◆ **Data listing**
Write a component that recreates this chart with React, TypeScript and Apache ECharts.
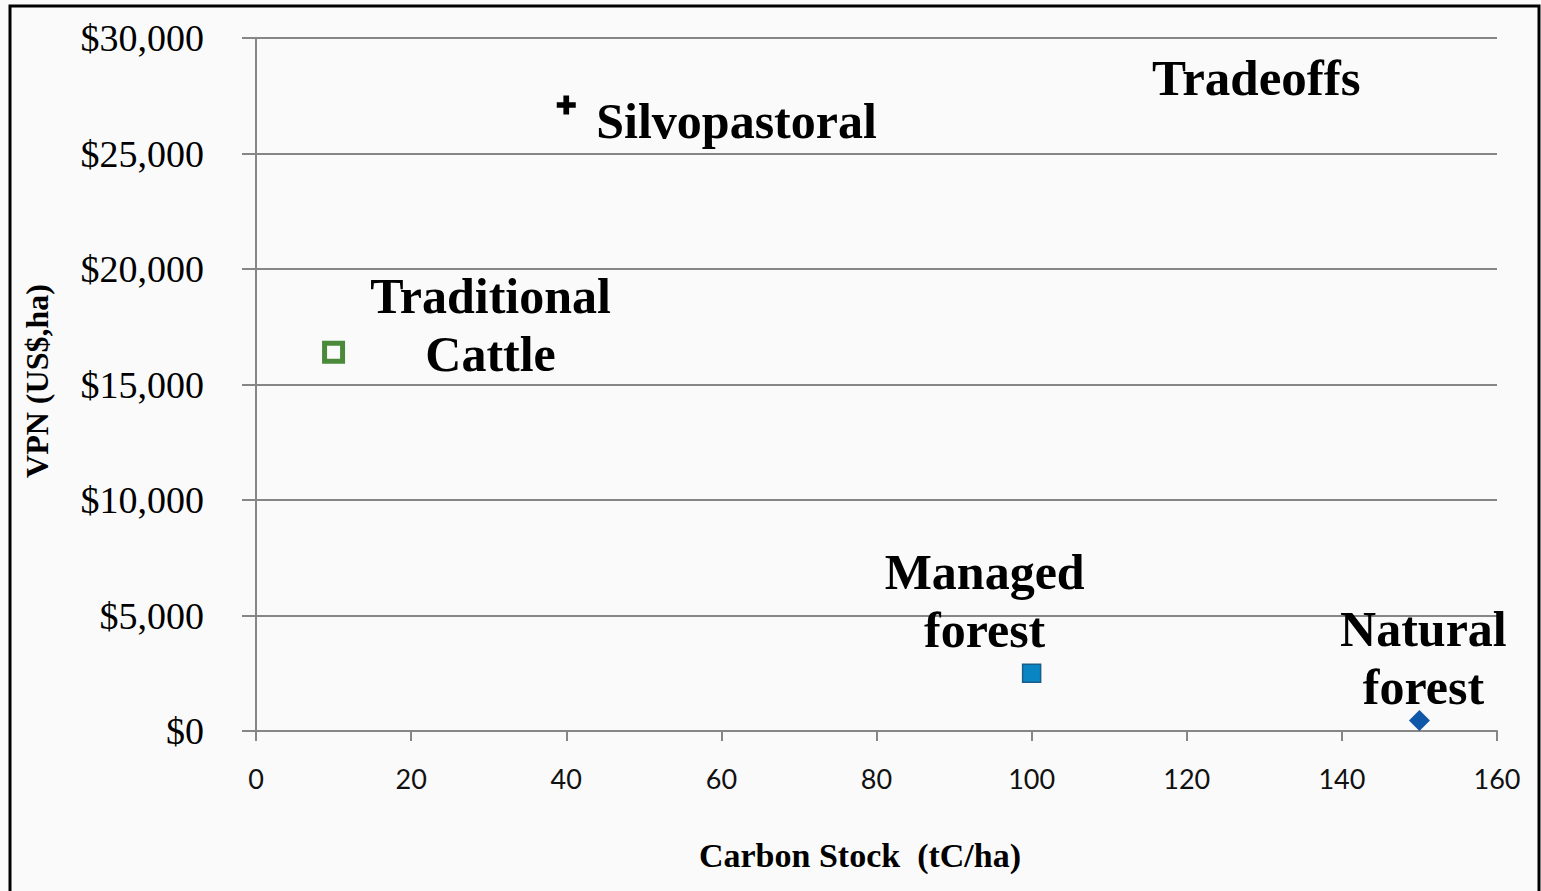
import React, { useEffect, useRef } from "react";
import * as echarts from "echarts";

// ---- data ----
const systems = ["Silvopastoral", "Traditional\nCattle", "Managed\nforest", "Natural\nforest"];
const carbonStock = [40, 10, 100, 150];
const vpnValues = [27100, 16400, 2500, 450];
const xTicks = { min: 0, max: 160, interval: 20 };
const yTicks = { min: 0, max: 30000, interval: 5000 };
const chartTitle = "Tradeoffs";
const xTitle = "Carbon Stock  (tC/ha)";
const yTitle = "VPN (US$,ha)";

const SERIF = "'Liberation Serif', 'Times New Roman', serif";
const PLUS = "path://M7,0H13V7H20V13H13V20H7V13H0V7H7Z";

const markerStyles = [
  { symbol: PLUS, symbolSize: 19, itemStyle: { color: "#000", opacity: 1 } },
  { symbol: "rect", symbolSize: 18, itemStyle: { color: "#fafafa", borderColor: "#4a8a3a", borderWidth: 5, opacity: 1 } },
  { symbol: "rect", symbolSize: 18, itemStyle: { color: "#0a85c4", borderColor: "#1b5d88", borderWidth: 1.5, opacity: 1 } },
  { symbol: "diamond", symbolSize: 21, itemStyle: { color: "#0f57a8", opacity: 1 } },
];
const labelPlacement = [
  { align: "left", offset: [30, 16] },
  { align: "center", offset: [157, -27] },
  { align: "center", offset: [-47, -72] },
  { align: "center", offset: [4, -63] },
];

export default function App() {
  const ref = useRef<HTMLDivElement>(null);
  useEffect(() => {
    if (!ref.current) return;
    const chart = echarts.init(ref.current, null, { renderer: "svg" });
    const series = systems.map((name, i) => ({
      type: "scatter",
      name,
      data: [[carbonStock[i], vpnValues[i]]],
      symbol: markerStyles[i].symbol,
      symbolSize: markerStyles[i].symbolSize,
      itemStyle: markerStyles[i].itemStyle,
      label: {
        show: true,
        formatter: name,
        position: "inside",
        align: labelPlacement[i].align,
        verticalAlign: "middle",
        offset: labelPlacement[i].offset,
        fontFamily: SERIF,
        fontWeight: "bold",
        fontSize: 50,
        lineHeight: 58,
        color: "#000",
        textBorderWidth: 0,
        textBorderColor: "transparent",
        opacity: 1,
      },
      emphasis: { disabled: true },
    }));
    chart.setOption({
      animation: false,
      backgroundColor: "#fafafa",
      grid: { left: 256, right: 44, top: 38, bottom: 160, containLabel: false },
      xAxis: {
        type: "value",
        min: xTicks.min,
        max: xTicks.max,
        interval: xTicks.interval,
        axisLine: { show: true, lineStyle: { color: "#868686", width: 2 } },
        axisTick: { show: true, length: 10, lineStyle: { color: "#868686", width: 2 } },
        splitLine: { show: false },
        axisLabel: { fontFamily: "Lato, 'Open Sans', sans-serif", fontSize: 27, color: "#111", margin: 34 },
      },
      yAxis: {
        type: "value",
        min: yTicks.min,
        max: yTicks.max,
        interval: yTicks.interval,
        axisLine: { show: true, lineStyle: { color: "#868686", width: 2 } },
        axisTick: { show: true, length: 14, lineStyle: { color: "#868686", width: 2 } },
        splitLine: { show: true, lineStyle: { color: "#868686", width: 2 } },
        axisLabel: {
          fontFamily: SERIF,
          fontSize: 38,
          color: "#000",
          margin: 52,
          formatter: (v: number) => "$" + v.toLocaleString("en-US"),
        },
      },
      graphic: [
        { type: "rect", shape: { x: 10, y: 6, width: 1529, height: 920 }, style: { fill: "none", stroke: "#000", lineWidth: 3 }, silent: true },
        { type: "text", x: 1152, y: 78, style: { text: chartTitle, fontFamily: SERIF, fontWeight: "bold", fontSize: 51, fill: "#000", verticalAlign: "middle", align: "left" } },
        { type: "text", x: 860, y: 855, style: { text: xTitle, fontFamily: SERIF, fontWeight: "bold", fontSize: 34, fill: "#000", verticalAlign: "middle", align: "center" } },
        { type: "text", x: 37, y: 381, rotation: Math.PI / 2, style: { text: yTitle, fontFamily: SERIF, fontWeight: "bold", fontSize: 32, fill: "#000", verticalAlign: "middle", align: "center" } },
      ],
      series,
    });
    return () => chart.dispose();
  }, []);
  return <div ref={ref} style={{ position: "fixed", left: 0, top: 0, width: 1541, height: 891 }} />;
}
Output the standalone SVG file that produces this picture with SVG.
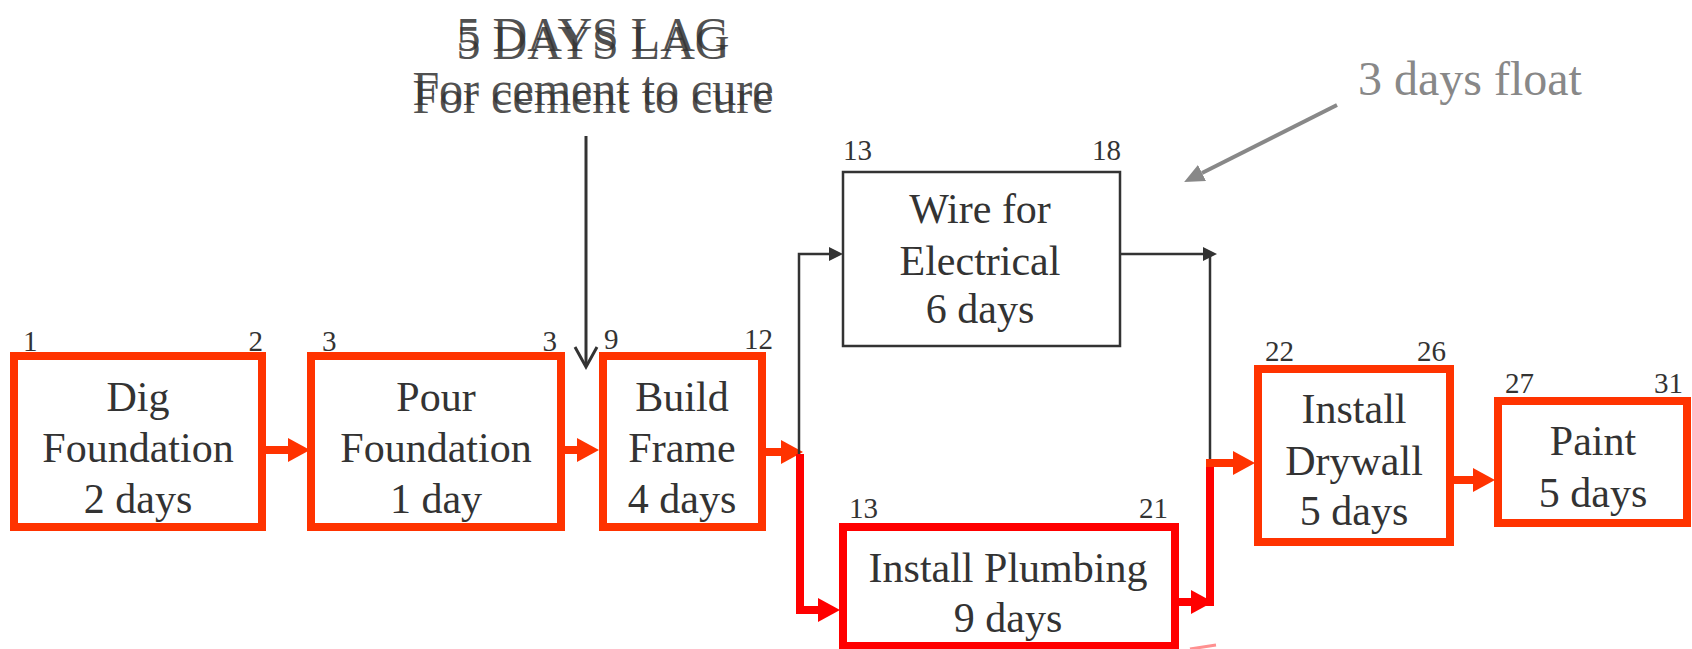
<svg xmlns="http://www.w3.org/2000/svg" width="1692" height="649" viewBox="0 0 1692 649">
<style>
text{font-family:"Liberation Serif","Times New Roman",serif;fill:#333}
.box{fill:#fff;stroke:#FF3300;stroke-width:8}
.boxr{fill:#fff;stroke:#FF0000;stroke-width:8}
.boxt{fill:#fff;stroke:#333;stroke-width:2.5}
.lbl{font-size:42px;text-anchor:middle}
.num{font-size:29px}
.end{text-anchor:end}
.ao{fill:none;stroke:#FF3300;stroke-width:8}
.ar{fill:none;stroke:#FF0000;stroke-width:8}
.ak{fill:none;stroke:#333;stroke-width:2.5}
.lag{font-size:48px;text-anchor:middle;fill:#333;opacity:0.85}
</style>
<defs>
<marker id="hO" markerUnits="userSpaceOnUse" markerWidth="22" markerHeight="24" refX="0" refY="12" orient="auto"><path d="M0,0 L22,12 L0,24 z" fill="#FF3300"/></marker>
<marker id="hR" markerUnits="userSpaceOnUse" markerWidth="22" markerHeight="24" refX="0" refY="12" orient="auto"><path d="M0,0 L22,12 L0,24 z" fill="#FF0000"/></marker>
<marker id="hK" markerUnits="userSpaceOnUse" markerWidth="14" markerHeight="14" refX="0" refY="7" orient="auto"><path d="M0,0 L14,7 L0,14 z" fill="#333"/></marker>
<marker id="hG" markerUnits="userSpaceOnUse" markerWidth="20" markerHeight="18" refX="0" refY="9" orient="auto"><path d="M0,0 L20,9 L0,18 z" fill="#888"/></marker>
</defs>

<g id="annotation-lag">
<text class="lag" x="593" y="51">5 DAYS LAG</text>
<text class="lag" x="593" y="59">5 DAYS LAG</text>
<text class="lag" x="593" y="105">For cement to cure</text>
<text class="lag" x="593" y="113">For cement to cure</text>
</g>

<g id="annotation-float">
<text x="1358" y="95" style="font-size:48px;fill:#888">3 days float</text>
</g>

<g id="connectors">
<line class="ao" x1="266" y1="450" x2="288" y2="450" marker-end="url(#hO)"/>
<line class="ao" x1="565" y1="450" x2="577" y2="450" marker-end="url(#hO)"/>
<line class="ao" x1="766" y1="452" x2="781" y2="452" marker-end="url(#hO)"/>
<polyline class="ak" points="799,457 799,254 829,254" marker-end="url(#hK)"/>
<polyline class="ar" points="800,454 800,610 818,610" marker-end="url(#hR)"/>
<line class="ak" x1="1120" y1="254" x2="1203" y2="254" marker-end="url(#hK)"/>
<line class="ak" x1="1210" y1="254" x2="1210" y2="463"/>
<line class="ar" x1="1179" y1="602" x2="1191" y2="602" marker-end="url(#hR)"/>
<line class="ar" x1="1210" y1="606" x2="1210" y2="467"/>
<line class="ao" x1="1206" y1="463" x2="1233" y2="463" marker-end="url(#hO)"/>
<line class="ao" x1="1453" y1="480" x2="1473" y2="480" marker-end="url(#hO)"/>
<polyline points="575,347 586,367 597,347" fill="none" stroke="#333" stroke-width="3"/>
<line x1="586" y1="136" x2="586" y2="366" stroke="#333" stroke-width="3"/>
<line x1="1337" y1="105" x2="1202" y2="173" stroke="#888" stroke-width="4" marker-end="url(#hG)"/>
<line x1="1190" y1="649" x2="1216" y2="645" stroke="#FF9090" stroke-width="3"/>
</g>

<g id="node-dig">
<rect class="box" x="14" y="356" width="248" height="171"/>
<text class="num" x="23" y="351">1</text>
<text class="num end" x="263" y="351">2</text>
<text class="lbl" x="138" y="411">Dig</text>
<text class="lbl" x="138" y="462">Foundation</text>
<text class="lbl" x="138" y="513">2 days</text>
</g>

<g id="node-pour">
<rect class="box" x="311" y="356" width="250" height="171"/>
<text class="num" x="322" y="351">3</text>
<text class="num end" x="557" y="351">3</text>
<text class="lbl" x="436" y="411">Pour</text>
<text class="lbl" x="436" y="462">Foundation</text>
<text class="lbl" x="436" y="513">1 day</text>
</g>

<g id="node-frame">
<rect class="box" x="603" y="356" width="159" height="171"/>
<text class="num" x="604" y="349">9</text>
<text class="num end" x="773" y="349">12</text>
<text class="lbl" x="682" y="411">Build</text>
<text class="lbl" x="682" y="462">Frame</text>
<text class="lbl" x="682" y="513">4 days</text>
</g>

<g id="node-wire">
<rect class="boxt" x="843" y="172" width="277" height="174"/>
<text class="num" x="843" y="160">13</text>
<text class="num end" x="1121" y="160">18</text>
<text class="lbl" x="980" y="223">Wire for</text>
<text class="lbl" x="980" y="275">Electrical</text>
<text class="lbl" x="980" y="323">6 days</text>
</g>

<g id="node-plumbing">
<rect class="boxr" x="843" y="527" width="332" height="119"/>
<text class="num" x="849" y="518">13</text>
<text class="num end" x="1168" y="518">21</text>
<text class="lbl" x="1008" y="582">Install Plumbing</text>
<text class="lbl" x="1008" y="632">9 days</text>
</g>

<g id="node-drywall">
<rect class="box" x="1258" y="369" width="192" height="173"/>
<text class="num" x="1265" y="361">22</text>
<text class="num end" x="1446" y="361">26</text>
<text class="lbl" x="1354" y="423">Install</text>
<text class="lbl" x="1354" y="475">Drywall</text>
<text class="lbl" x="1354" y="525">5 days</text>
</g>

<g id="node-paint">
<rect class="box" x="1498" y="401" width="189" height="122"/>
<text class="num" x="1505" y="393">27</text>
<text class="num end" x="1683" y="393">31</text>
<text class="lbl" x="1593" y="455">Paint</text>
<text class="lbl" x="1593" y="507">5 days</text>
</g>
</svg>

◆ **What to produce**
Search the lines above for the string "this", then show every one that has it.

◆ **Correct response**
Write a component that recreates this chart with React, TypeScript and Apache ECharts.
Output the standalone SVG file that produces this picture with SVG.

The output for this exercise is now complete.